Build a creator database that tracks every influencer you have contacted, partnered with, or identified as a prospect. Record their platform, follower count, engagement rate, niche, past campaign performance, rates, and relationship status. This database becomes your most valuable influencer marketing asset over time because it contains performance data that no external tool can replicate. You will know exactly which creators generate profitable sales, which ones produce the best content for repurposing, and which ones are not worth re-engaging.
Systematize your outreach process with templates that still allow personalization. The outreach templates guide provides proven email and DM templates for initial contact, follow-up, negotiation, and re-engagement. A templated workflow that handles the repetitive parts of outreach frees you to spend time on the personalized elements that actually get responses, like referencing the creator's recent content or explaining specifically why their audience fits your product.
As your program grows, consider building a formal brand ambassador tier for your top-performing creators. Ambassadors receive better compensation, exclusive perks, and a deeper relationship with your brand in exchange for ongoing content and authentic advocacy. A roster of 10 to 20 committed brand ambassadors generates more consistent results than running 50 one-off campaigns per year with different creators each time.
Integrate influencer marketing with your other channels for compounding returns.
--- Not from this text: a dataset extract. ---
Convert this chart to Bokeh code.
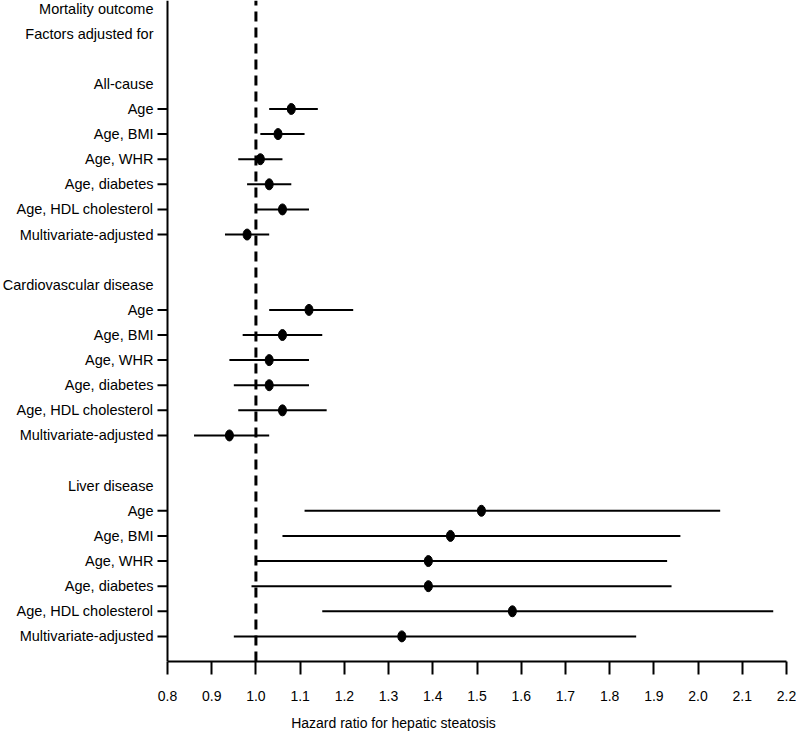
import numpy as np
from bokeh.plotting import figure
from bokeh.models import Range1d, FixedTicker, PrintfTickFormatter, ColumnDataSource
from bokeh.core.properties import value
from bokeh.embed import file_html
from bokeh.resources import INLINE

# ---- data ----
headers = ["Mortality outcome", "Factors adjusted for", "All-cause",
           "Cardiovascular disease", "Liver disease"]
header_rows = [0, 1, 3, 11, 19]

factors = ["Age", "Age, BMI", "Age, WHR", "Age, diabetes",
           "Age, HDL cholesterol", "Multivariate-adjusted"]

allcause_hr = [1.08, 1.05, 1.01, 1.03, 1.06, 0.98]
allcause_lo = [1.03, 1.01, 0.96, 0.98, 1.00, 0.93]
allcause_hi = [1.14, 1.11, 1.06, 1.08, 1.12, 1.03]

cvd_hr = [1.12, 1.06, 1.03, 1.03, 1.06, 0.94]
cvd_lo = [1.03, 0.97, 0.94, 0.95, 0.96, 0.86]
cvd_hi = [1.22, 1.15, 1.12, 1.12, 1.16, 1.03]

liver_hr = [1.51, 1.44, 1.39, 1.39, 1.58, 1.33]
liver_lo = [1.11, 1.06, 1.00, 0.99, 1.15, 0.95]
liver_hi = [2.05, 1.96, 1.93, 1.94, 2.17, 1.86]

x_ticks = [0.8, 0.9, 1.0, 1.1, 1.2, 1.3, 1.4, 1.5, 1.6, 1.7, 1.8, 1.9, 2.0, 2.1, 2.2]
x_min, x_max = 0.8, 2.2
ref_line = 1.0
x_title = "Hazard ratio for hepatic steatosis"

# ---- layout ----
FONT = "Liberation Sans"
W, H = 796, 733
axis_px = 167          # pixel position of x=0.8 inside the figure
right_px = 786         # pixel position of x=2.2 inside the figure
scale = (right_px - axis_px) / (x_max - x_min)
x_start = x_min - axis_px / scale
n_rows = 26
row_px = 25.1
first_px = 8
frame_h = int(round(first_px + n_rows * row_px))
y_top = -first_px / row_px

item_rows = list(range(4, 10)) + list(range(12, 18)) + list(range(20, 26))
item_labels = factors * 3
hr = allcause_hr + cvd_hr + liver_hr
lo = allcause_lo + cvd_lo + liver_lo
hi = allcause_hi + cvd_hi + liver_hi

src = ColumnDataSource(dict(y=item_rows, label=item_labels, hr=hr, lo=lo, hi=hi,
                            x0=[x_min] * len(item_rows)))
hsrc = ColumnDataSource(dict(y=header_rows, label=headers, x0=[x_min] * len(headers)))

p = figure(width=W, height=H, output_backend="svg", toolbar_location=None,
           x_range=Range1d(x_start, x_max), y_range=Range1d(n_rows, y_top),
           y_axis_location=None, min_border_left=0, min_border_top=0,
           min_border_right=W - right_px, min_border_bottom=H - frame_h)
p.outline_line_color = None
p.grid.visible = False
p.background_fill_color = "white"

# x axis
xa = p.xaxis[0]
xa.bounds = (x_min, x_max)
xa.ticker = FixedTicker(ticks=x_ticks)
xa.formatter = PrintfTickFormatter(format="%.1f")
xa.minor_tick_line_color = None
xa.major_tick_in = 0
xa.major_tick_out = 13
xa.major_tick_line_width = 2
xa.axis_line_width = 2
xa.axis_line_color = "black"
xa.major_tick_line_color = "black"
xa.major_label_standoff = 16
xa.major_label_text_font = FONT
xa.major_label_text_font_size = "14px"
xa.major_label_text_color = "black"
xa.axis_label = x_title
xa.axis_label_text_font = FONT
xa.axis_label_text_font_size = "14px"
xa.axis_label_text_font_style = "normal"
xa.axis_label_text_color = "black"
xa.axis_label_standoff = 11

# y axis line drawn at x=0.8
p.segment(x0=[x_min], y0=[n_rows], x1=[x_min], y1=[y_top], line_color="black", line_width=2)
# tick marks for item rows
p.ray(x="x0", y="y", length=10, length_units="screen", angle=np.pi,
      line_color="black", line_width=2, source=src)
# labels
p.text(x="x0", y="y", text="label", source=src, x_offset=-14, text_align="right",
       text_baseline="middle", text_font=value(FONT), text_font_size="14.5px", text_color="black")
p.text(x="x0", y="y", text="label", source=hsrc, x_offset=-14, text_align="right",
       text_baseline="middle", text_font=value(FONT), text_font_size="14.5px", text_color="black")

# reference line
p.segment(x0=[ref_line], y0=[n_rows], x1=[ref_line], y1=[y_top], line_color="black",
          line_width=3, line_dash="10 6")

# CIs and points
p.segment(x0="lo", y0="y", x1="hi", y1="y", source=src, line_color="black", line_width=2)
p.ellipse(x="hr", y="y", width=8, height=11, width_units="screen", height_units="screen",
          source=src, fill_color="black", line_color="black")

open("out.html", "w").write(file_html(p, INLINE))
Repurpose the best influencer content as paid social ads, which consistently outperform brand-created ads because audiences respond to authentic creator content. Feature influencer testimonials on your product pages to boost conversion rates. Include influencer content in your email marketing campaigns. Cross-promote influencer partnerships through your social media channels. When influencer marketing operates as an integrated part of your marketing ecosystem rather than an isolated channel, the returns multiply across every touchpoint.